The Australian Dollar (AUD) stabilizes on Friday after recent losses, though the AUD/USD pair remains vulnerable to pressure from a strengthening U.S. Dollar (USD) amid mounting concerns over a global economic slowdown.
One of the key challenges for the AUD stems from U.S. President Donald Trump’s decision to maintain a 25% tariff on Australian aluminum and steel exports, valued at nearly $1 billion. The move places additional strain on Australia’s trade outlook, impacting key exports.
Despite the setback, Australian Prime Minister Anthony Albanese ruled out imposing reciprocal tariffs on U.S. goods, arguing that retaliatory measures would only increase costs for Australian consumers and fuel inflation.
Meanwhile, Reserve Bank of Australia (RBA) Deputy Governor Andrew Hauser warned that global trade uncertainty has reached a 50-year high. He cautioned that ongoing tariff disputes and economic tensions could further delay business investment and hinder economic growth.
Adding to market concerns, Bloomberg reports indicate that U.S.-China trade negotiations remain at a stalemate. Chinese officials claim the U.S. has yet to outline clear steps regarding fentanyl-related measures required for tariff relief.
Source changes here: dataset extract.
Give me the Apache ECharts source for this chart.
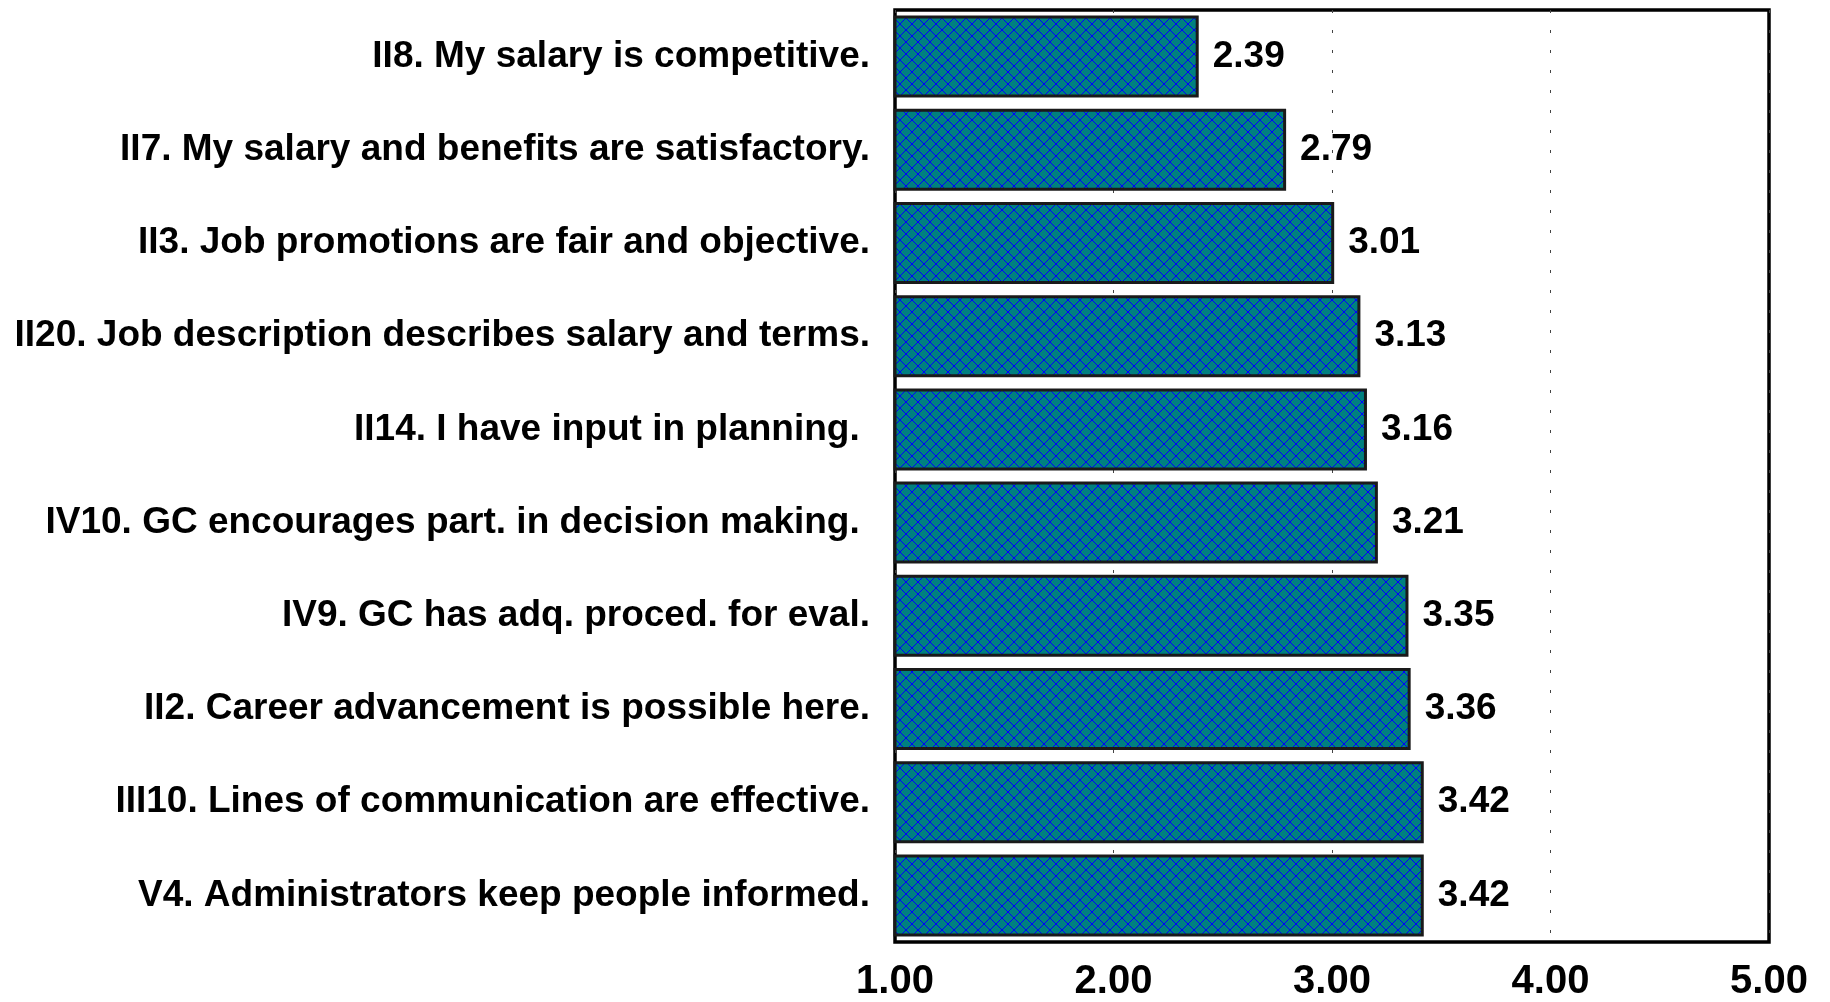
<!DOCTYPE html>
<html>
<head>
<meta charset="utf-8">
<script src="https://cdn.jsdelivr.net/npm/echarts@6/dist/echarts.min.js"></script>
<style>
  html, body { margin: 0; padding: 0; background: #ffffff; }
  #chart { width: 1830px; height: 1002px; }
</style>
</head>
<body>
<div id="chart"></div>
<script>
// Survey items, listed top to bottom
const categories = [
  'II8. My salary is competitive.',
  'II7. My salary and benefits are satisfactory.',
  'II3. Job promotions are fair and objective.',
  'II20. Job description describes salary and terms.',
  'II14. I have input in planning. ',
  'IV10. GC encourages part. in decision making. ',
  'IV9. GC has adq. proced. for eval.',
  'II2. Career advancement is possible here.',
  'III10. Lines of communication are effective.',
  'V4. Administrators keep people informed.'
];

// Mean rating per item
const meanScores = [2.39, 2.79, 3.01, 3.13, 3.16, 3.21, 3.35, 3.36, 3.42, 3.42];

// Rating scale ticks
const scaleTicks = [1, 2, 3, 4, 5];

// Teal fill with a crisp blue diagonal crosshatch (pixel-drawn tile)
function crosshatch() {
  const s = 12;
  const c = document.createElement('canvas');
  c.width = s; c.height = s;
  const g = c.getContext('2d');
  g.fillStyle = '#008080';
  g.fillRect(0, 0, s, s);
  g.fillStyle = '#0000ff';
  for (let i = 0; i < s; i++) {
    g.fillRect(i, i, 1, 1);
    g.fillRect(s - 1 - i, i, 1, 1);
  }
  return c;
}

const chart = echarts.init(document.getElementById('chart'), null, { renderer: 'canvas' });
const FONT = '"Liberation Sans", Arial, Helvetica, sans-serif';

chart.setOption({
  backgroundColor: '#ffffff',
  animation: false,
  grid: {
    left: 895, right: 61, top: 10, bottom: 57,
    show: true,
    borderColor: '#000000',
    borderWidth: 3.5,
    containLabel: false
  },
  xAxis: {
    type: 'value',
    min: scaleTicks[0],
    max: scaleTicks[scaleTicks.length - 1],
    interval: 1,
    axisLine: { show: false },
    axisTick: { show: false },
    splitLine: {
      show: true,
      lineStyle: { color: '#444444', width: 1, type: [3, 17] }
    },
    axisLabel: {
      margin: 20,
      fontFamily: FONT,
      fontWeight: 'bold',
      fontSize: 40,
      color: '#000000',
      formatter: v => v.toFixed(2)
    }
  },
  yAxis: {
    type: 'category',
    inverse: true,
    data: categories,
    axisLine: { show: false },
    axisTick: { show: false },
    splitLine: { show: false },
    axisLabel: {
      margin: 25,
      fontFamily: FONT,
      fontWeight: 'bold',
      fontSize: 37,
      color: '#000000'
    }
  },
  series: [{
    type: 'bar',
    data: meanScores,
    barCategoryGap: '12%',
    itemStyle: {
      color: { image: crosshatch(), repeat: 'repeat' },
      borderColor: '#1a1a1a',
      borderWidth: 3
    },
    label: {
      show: true,
      position: 'right',
      distance: 14,
      fontFamily: FONT,
      fontWeight: 'bold',
      fontSize: 37,
      color: '#000000',
      formatter: p => p.value.toFixed(2)
    }
  }]
});
</script>
</body>
</html>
Sources close to the White House also suggest that no in-person meeting between U.S. and Chinese leaders is currently planned.
U.S. Dollar Strengthens as Market Focus Shifts to Inflation and Sentiment Data
The U.S. Dollar Index (DXY), which tracks the USD against six major currencies, strengthened following Thursday’s jobless claims report and weaker-than-expected Producer Price Index (PPI) data. At the time of writing, the DXY is trading around 104.00, with markets now eyeing the Michigan Consumer Sentiment Index data for further cues.
Labor market data reinforced the dollar’s resilience. U.S. Initial Jobless Claims for the week ending March 7 came in at 220,000, beating the forecast of 225,000. Continuing claims also fell to 1.87 million, below the expected 1.90 million, signaling sustained strength in the labor market.
Inflationary pressures in the U.S. showed signs of cooling. The PPI rose 3.2% year-over-year in February, down from 3.7% in January and below the 3.3% market expectation. Core PPI, which excludes food and energy, increased by 3.4% annually, compared to 3.8% in January. On a monthly basis, headline PPI remained unchanged, while core PPI declined by 0.1%.
Slowing inflation fueled speculation that the Federal Reserve (Fed) could consider cutting interest rates sooner than expected. U.S. monthly headline inflation eased to 0.2% in February from 0.5% in January, while core inflation dipped to 0.2%, below the forecasted 0.3%. On an annual basis, headline inflation fell to 2.8% from 3.0%, and core inflation dropped to 3.1% from 3.3%.
Meanwhile, global trade tensions intensified after President Trump threatened a 200% tariff on all European wines and champagne via social media, triggering widespread concern in financial markets.
Technical Analysis: AUD/USD Turns Bearish Below 0.6300
The Australian Dollar remains under pressure as the AUD/USD pair trades near 0.6290 on Friday, signaling a bearish shift after breaking below the ascending channel on the daily chart. Additionally, the 14-day Relative Strength Index (RSI) has dropped below 50, reinforcing the bearish outlook.
On the downside, the pair could test support near the five-week low of 0.6187, recorded on March 5. Immediate resistance lies at the nine-day Exponential Moving Average (EMA) of 0.6295, followed by the 50-day EMA at 0.6303. A break above these levels could improve short- and medium-term momentum, potentially pushing the pair toward the three-month high of 0.6408, last reached on February 21.
With trade tensions weighing on market sentiment and the USD holding firm, traders will closely monitor upcoming economic data for further direction in the AUD/USD pair.